:: Entries provided ::

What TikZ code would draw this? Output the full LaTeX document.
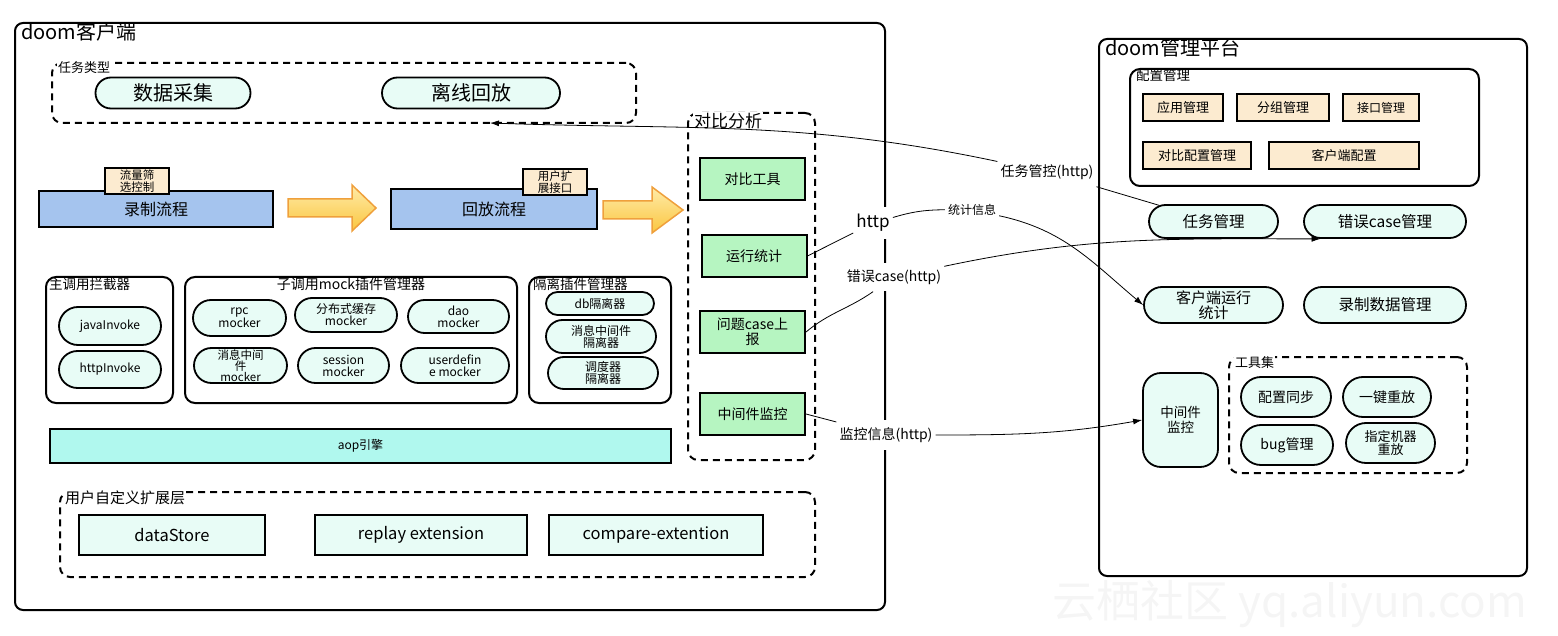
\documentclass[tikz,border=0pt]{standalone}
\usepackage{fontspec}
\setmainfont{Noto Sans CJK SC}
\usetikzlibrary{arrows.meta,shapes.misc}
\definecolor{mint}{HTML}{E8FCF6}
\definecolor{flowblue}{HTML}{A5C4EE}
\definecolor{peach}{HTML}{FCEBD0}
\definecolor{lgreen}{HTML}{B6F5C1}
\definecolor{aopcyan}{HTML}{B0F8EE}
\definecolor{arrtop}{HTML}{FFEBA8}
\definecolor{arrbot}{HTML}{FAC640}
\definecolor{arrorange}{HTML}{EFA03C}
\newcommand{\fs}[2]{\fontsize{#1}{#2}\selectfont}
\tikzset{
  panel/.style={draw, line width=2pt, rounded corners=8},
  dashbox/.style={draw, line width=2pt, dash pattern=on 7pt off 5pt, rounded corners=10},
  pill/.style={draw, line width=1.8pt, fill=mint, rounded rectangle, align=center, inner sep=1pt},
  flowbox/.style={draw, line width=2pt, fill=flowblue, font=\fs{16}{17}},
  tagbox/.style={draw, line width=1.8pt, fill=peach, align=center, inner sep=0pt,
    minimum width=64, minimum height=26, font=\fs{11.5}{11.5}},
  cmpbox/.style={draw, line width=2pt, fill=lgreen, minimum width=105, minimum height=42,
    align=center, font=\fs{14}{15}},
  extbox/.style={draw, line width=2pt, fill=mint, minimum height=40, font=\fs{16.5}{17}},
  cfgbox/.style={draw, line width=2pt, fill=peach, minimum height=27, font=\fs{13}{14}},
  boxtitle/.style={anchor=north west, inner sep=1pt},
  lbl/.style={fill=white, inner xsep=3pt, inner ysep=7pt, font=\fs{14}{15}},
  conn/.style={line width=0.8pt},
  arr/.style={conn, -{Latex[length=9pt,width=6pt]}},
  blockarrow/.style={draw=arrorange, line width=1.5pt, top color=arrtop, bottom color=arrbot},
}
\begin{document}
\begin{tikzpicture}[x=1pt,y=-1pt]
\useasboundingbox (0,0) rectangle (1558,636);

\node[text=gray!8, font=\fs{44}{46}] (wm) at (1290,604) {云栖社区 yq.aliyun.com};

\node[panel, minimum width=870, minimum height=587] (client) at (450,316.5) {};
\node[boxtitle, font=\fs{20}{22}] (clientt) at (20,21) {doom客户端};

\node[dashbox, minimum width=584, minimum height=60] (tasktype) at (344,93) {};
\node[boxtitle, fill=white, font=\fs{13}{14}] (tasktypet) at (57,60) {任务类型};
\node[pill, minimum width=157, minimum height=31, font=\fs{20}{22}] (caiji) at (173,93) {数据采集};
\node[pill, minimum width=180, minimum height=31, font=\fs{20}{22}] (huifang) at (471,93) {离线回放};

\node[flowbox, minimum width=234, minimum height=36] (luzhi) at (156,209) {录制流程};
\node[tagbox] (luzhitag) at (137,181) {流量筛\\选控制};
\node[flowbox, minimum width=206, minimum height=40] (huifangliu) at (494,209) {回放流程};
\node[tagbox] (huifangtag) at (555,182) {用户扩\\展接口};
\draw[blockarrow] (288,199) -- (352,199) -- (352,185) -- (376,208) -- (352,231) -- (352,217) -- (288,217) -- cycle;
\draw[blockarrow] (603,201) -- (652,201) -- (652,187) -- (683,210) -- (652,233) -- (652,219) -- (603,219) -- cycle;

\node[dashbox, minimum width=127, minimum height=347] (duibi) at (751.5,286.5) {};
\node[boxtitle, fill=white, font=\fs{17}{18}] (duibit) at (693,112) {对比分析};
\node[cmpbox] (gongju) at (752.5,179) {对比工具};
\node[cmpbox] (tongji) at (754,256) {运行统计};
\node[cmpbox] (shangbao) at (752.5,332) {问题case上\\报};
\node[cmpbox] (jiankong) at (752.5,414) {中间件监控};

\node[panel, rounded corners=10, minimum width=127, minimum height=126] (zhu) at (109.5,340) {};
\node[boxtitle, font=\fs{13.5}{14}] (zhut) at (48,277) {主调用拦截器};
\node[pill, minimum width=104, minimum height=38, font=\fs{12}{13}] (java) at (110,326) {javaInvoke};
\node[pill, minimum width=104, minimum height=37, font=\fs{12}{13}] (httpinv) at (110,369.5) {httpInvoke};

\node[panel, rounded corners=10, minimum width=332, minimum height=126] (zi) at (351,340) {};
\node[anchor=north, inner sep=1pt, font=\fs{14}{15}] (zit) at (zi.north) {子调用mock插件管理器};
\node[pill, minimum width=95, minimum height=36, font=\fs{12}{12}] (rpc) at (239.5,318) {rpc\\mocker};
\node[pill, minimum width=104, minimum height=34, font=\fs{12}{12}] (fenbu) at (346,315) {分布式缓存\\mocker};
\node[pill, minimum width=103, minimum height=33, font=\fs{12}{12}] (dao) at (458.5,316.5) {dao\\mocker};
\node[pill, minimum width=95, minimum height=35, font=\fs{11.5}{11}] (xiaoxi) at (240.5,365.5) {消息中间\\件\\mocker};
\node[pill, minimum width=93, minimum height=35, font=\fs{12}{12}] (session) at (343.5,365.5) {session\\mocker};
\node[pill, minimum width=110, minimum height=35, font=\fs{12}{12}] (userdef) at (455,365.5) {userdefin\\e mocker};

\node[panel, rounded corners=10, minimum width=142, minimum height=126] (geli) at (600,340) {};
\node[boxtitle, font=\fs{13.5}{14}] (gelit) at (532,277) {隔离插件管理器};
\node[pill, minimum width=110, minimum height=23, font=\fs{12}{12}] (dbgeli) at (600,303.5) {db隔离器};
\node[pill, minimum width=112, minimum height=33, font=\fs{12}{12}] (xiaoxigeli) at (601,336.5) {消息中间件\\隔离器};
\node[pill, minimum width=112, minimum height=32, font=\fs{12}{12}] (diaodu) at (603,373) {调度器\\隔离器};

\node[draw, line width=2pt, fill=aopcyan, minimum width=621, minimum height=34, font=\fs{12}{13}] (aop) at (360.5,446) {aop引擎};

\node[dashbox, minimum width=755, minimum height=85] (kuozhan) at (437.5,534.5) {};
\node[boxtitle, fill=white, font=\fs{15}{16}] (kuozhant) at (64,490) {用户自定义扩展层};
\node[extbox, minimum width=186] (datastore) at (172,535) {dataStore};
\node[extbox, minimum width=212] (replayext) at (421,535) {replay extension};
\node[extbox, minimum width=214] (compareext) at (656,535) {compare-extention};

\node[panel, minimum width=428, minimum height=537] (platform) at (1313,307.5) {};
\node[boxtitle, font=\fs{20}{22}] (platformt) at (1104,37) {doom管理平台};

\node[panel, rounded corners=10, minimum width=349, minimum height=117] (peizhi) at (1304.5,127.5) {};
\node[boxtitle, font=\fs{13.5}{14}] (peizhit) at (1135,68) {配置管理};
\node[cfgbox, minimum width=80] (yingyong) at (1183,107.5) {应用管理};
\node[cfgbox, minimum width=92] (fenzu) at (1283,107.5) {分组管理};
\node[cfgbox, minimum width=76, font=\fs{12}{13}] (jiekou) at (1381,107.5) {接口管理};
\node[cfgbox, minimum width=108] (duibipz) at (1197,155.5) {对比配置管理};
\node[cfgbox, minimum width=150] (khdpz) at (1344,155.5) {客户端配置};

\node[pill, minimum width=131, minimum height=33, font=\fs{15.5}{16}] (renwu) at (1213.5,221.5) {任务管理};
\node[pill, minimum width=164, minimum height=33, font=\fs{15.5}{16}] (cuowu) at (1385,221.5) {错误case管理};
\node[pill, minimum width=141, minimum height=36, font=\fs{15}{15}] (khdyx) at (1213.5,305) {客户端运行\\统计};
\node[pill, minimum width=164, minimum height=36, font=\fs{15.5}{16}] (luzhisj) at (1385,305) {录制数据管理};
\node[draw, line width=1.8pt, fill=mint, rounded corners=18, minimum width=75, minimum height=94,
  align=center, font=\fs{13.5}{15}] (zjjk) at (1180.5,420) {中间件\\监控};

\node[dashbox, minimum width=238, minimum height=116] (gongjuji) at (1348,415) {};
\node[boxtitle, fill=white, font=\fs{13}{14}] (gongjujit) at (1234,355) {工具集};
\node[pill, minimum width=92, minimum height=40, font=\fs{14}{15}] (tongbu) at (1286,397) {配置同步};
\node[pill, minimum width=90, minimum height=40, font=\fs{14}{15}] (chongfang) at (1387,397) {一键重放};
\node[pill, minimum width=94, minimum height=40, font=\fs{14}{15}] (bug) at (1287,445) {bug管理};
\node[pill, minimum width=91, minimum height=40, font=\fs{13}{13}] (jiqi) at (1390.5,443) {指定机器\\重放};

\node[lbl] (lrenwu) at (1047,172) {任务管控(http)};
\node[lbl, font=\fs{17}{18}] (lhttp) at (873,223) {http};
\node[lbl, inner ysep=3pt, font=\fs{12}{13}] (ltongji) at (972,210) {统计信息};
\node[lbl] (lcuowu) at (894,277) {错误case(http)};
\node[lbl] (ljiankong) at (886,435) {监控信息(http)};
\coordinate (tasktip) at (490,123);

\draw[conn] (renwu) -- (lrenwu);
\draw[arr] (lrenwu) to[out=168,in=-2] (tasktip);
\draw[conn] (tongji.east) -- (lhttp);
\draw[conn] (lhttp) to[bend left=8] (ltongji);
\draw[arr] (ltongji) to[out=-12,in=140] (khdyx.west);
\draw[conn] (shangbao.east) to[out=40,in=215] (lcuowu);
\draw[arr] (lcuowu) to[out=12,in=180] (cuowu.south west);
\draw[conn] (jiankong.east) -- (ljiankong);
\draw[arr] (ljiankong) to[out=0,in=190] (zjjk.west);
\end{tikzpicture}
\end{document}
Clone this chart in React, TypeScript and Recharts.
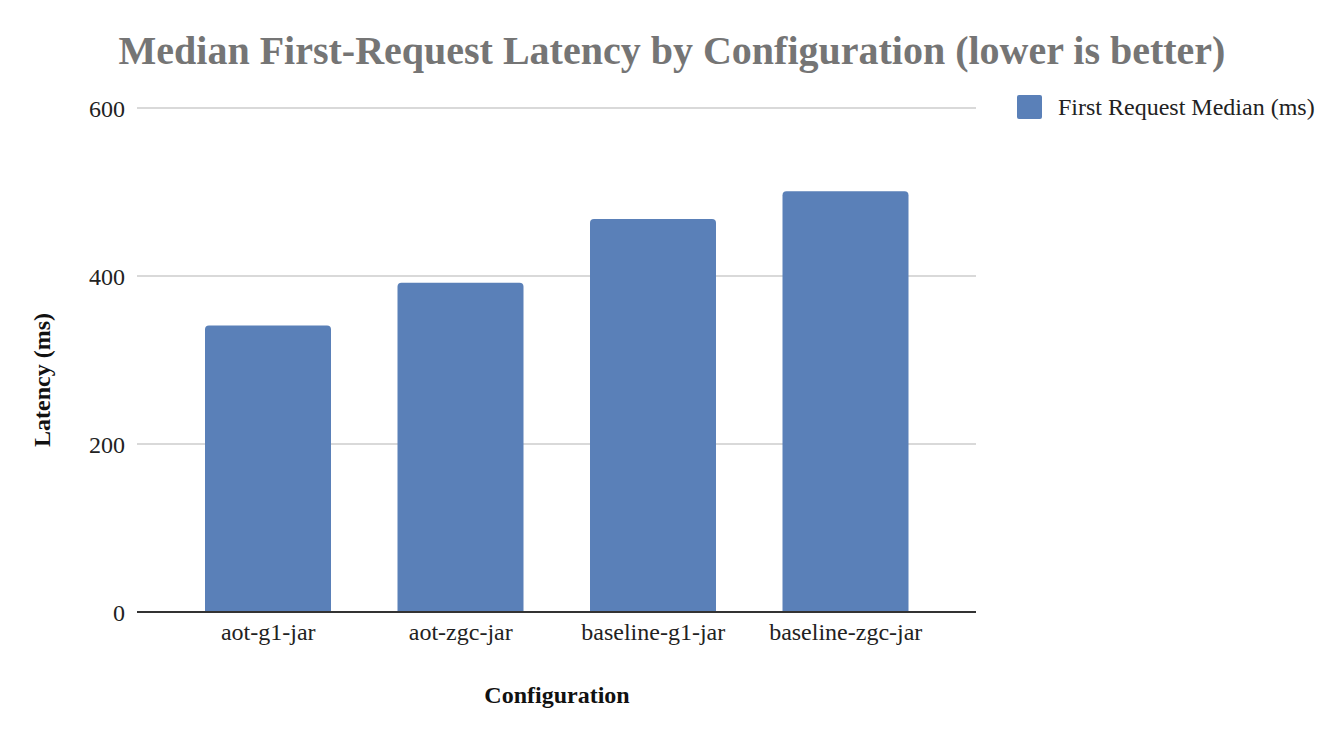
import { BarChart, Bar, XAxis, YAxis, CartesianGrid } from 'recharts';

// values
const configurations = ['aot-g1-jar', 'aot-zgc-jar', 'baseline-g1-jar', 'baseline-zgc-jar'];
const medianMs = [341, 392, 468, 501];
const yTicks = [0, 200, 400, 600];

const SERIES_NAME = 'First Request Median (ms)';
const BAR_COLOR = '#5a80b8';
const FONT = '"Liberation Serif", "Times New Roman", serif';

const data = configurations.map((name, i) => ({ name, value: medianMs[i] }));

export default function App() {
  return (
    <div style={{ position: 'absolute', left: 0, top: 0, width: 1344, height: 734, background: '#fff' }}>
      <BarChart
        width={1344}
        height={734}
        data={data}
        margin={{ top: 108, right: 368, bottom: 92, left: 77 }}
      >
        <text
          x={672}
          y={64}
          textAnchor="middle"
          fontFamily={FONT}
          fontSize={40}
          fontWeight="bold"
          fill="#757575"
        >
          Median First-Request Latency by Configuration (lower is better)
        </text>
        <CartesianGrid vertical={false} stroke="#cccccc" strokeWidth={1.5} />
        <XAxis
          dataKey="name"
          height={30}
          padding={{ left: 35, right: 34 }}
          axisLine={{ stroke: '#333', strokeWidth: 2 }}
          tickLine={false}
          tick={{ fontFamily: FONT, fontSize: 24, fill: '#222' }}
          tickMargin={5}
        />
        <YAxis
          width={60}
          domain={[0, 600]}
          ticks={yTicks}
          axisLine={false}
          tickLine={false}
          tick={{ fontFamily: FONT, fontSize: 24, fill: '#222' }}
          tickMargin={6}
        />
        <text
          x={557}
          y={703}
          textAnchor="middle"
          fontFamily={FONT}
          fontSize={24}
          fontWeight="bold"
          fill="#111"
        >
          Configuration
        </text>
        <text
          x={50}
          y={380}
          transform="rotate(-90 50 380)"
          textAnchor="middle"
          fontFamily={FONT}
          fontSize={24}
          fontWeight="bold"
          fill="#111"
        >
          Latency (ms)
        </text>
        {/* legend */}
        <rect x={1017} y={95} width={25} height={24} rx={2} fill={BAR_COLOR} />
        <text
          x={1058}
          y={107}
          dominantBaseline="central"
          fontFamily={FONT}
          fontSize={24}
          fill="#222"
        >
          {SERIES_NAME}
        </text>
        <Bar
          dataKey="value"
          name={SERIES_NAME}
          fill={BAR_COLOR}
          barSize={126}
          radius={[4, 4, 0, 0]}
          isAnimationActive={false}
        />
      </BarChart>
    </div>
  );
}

:::

### Given exercise
Starting at the line that contains "Clone this chart" and ending at the line that contains "const data = configurations.map((name, i)", give the lines again exactly. Do not include the pictures.

### Task result
Clone this chart in React, TypeScript and Recharts.
import { BarChart, Bar, XAxis, YAxis, CartesianGrid } from 'recharts';

// values
const configurations = ['aot-g1-jar', 'aot-zgc-jar', 'baseline-g1-jar', 'baseline-zgc-jar'];
const medianMs = [341, 392, 468, 501];
const yTicks = [0, 200, 400, 600];

const SERIES_NAME = 'First Request Median (ms)';
const BAR_COLOR = '#5a80b8';
const FONT = '"Liberation Serif", "Times New Roman", serif';

const data = configurations.map((name, i) => ({ name, value: medianMs[i] }));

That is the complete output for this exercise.